Reuniram-se em janeiro d'este anno as camaras, e um incidente, a que se avolumou o vulto, provocou a dissolução. Espaçou-se até maio a nova convocação, e o governo saiu de uma dictadura disfarçada para entrar n'outra aberta e mais audaciosa.
Repito, não julguei então, nem julgo necessaria ainda a dictadura. O incidente da eleição, que determinou a intervenção do poder moderador, não tinha as proporções de conflicto insanavel. Mas parece-me que o governo duvidava da docilidade da maioria de 1868, e que aproveitou a occasião para responder a outros juizes.
Em circumstancias tão delicadas era um dever a reunião quasi immediata dos comicios eleitoraes. Interpondo um recurso perante o paiz, o ministerio, devia querer que o plebiscito se lavrasse o mais cedo possivel.
O que parecia rasoavel pois era que o governo convocasse as camaras com a maior brevidade, em vez de a espaçar como fez.

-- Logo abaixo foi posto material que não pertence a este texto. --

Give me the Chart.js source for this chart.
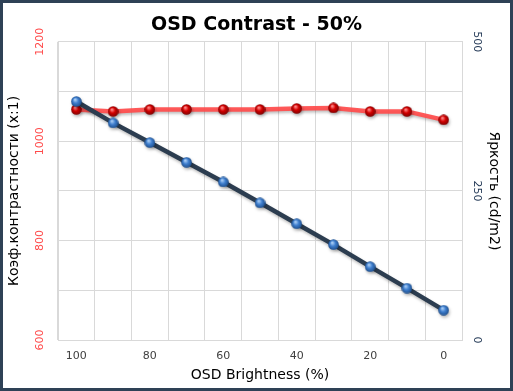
<!DOCTYPE html>
<html><head><meta charset="utf-8">
<script src="https://cdn.jsdelivr.net/npm/chart.js@4/dist/chart.umd.min.js"></script>
<style>
html,body{margin:0;padding:0;background:#fff;}
#frame{width:513px;height:391px;box-sizing:border-box;border:3px solid #2e4156;background:#fff;}
canvas{display:block;}
</style></head>
<body><div id="frame"><canvas id="c" width="507" height="385"></canvas></div>
<script>
const categories = ['100','90','80','70','60','50','40','30','20','10','0'];
const contrast = [1064, 1060, 1064, 1064, 1064, 1064, 1066, 1067, 1060, 1060, 1043];
const brightness = [400, 364, 331, 298, 265, 230, 195, 160, 123, 87, 50];
const leftTicks = [600, 800, 1000, 1200];
const rightTicks = [0, 250, 500];

const FONT = "'DejaVu Sans', Verdana, sans-serif";

function sphere(c1, c2, c3){
  const s = 11, cv = document.createElement('canvas');
  cv.width = s; cv.height = s;
  const g = cv.getContext('2d');
  const grad = g.createRadialGradient(s*0.38, s*0.32, 0.5, s/2, s/2, s/2);
  grad.addColorStop(0, c1); grad.addColorStop(0.45, c2); grad.addColorStop(1, c3);
  g.fillStyle = grad; g.beginPath(); g.arc(s/2, s/2, s/2-0.2, 0, Math.PI*2); g.fill();
  return cv;
}
const redDot = sphere('#ff8a8a', '#d40000', '#7a0000');
const blueDot = sphere('#a9cdf5', '#3f7fcf', '#1d4d8a');

const rotLabels = {
  id: 'rotLabels',
  afterDraw(chart){
    const ctx = chart.ctx;
    const draw = (scale, list, x, ang, color) => {
      ctx.save();
      ctx.font = '11px ' + FONT;
      ctx.fillStyle = color;
      ctx.textAlign = 'center'; ctx.textBaseline = 'middle';
      list.forEach(v => {
        const y = scale.getPixelForValue(v);
        ctx.save(); ctx.translate(x, y); ctx.rotate(ang); ctx.fillText(String(v), 0, 0); ctx.restore();
      });
      ctx.restore();
    };
    draw(chart.scales.y, leftTicks, 37, -Math.PI/2, '#ff4a4a');
    draw(chart.scales.y1, rightTicks, 474, Math.PI/2, '#1f3553');
  }
};
const shadow = {
  id: 'shadow',
  beforeDatasetsDraw(chart){ const c = chart.ctx; c.save(); c.shadowColor='rgba(0,0,0,0.28)'; c.shadowBlur=3; c.shadowOffsetX=1; c.shadowOffsetY=2; },
  afterDatasetsDraw(chart){ chart.ctx.restore(); }
};

new Chart(document.getElementById('c'), {
  type: 'line',
  data: {
    labels: categories,
    datasets: [
      { label: 'Яркость', data: brightness, yAxisID: 'y1', borderColor: '#2c3d50', borderWidth: 4.5,
        pointStyle: blueDot, pointRadius: 6, pointHoverRadius: 6, tension: 0 },
      { label: 'Контраст', data: contrast, yAxisID: 'y', borderColor: 'rgba(255,75,75,0.92)', borderWidth: 4.5,
        pointStyle: redDot, pointRadius: 6, pointHoverRadius: 6, tension: 0 }
    ]
  },
  options: {
    responsive: false, animation: false, events: [],
    layout: { padding: 0 },
    plugins: {
      legend: { display: false }, tooltip: { enabled: false },
      title: { display: true, text: 'OSD Contrast - 50%', color: '#000',
        font: { family: FONT, size: 19, weight: 'bold', lineHeight: 1.2 }, padding: { top: 11, bottom: 5 } }
    },
    scales: {
      x: {
        type: 'category', offset: true,
        grid: { color: '#d9d9d9', offset: true, drawTicks: false },
        border: { color: '#d9d9d9' },
        ticks: { autoSkip: false, maxRotation: 0, minRotation: 0, padding: 10, color: '#404040',
          font: { family: FONT, size: 11 },
          callback: (v, i) => (i % 2 === 0 ? categories[i] : '') },
        title: { display: true, text: 'OSD Brightness (%)', color: '#000',
          font: { family: FONT, size: 14 }, padding: { top: 0, bottom: 4 } },
        afterFit: s => { s.height = 48; }
      },
      y: {
        position: 'left', min: 600, max: 1200,
        grid: { color: '#d9d9d9', drawTicks: false },
        border: { color: '#d9d9d9' },
        ticks: { stepSize: 100, display: false },
        title: { display: true, text: 'Коэф.контрастности (x:1)', color: '#000',
          font: { family: FONT, size: 14 }, padding: 3 },
        afterFit: s => { s.width = 55; }
      },
      y1: {
        position: 'right', min: 0, max: 500,
        grid: { drawOnChartArea: false, drawTicks: false },
        border: { color: '#d9d9d9' },
        ticks: { stepSize: 250, display: false },
        title: { display: true, text: 'Яркость (cd/m2)', color: '#000',
          font: { family: FONT, size: 14 }, padding: 8 },
        afterFit: s => { s.width = 48; }
      }
    }
  },
  plugins: [rotLabels, shadow]
});
</script></body></html>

Apreciarei resumidamente outro acto, porque se liga intimamente com este. Refiro-me ao decreto de 18 de março. Declaro á camara, e solemnemente, que me oppuz, por todas as fórmas concedidas aos cidadãos pela carta para manifestarem o seu voto, a este facto reputado por mim um attentado constitucional.

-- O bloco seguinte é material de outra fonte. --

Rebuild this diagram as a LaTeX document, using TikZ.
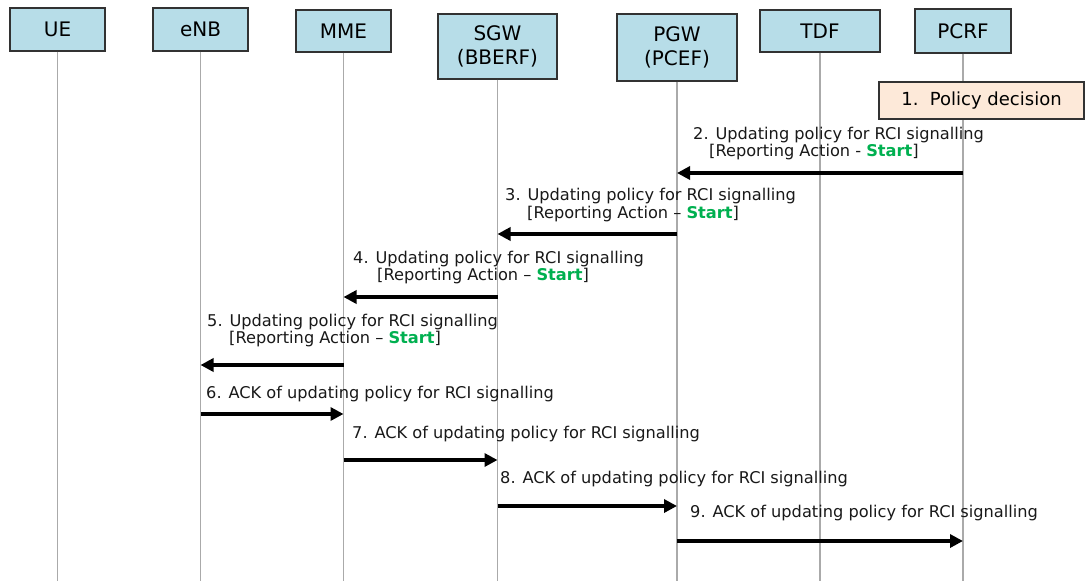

Condemnei o decreto eleitoral em nome dos principios, e em nome das regras de lealdade politica. Não me arrependo. Se o paiz o sanccionou e legitimou aceitando-o nos comicios da eleição, se o cubriu com o seu plebiscito, emquanto este sacramento o não purificou, foi e devia ser, para todos os que prezâmos a liberdade, uma usurpação e uma temeridade dignas de censura.
Publicou-se, como pedra angular de uma reforma parlamentar, o decreto de 18 de março? Essa queria a eu; e não só a desejo na casa electiva, mas na camara dos pares (apoiados). Exponho francamente a minha opinião.
(Interrupção do sr. visconde de Fonte Arcada, que se não ouviu.)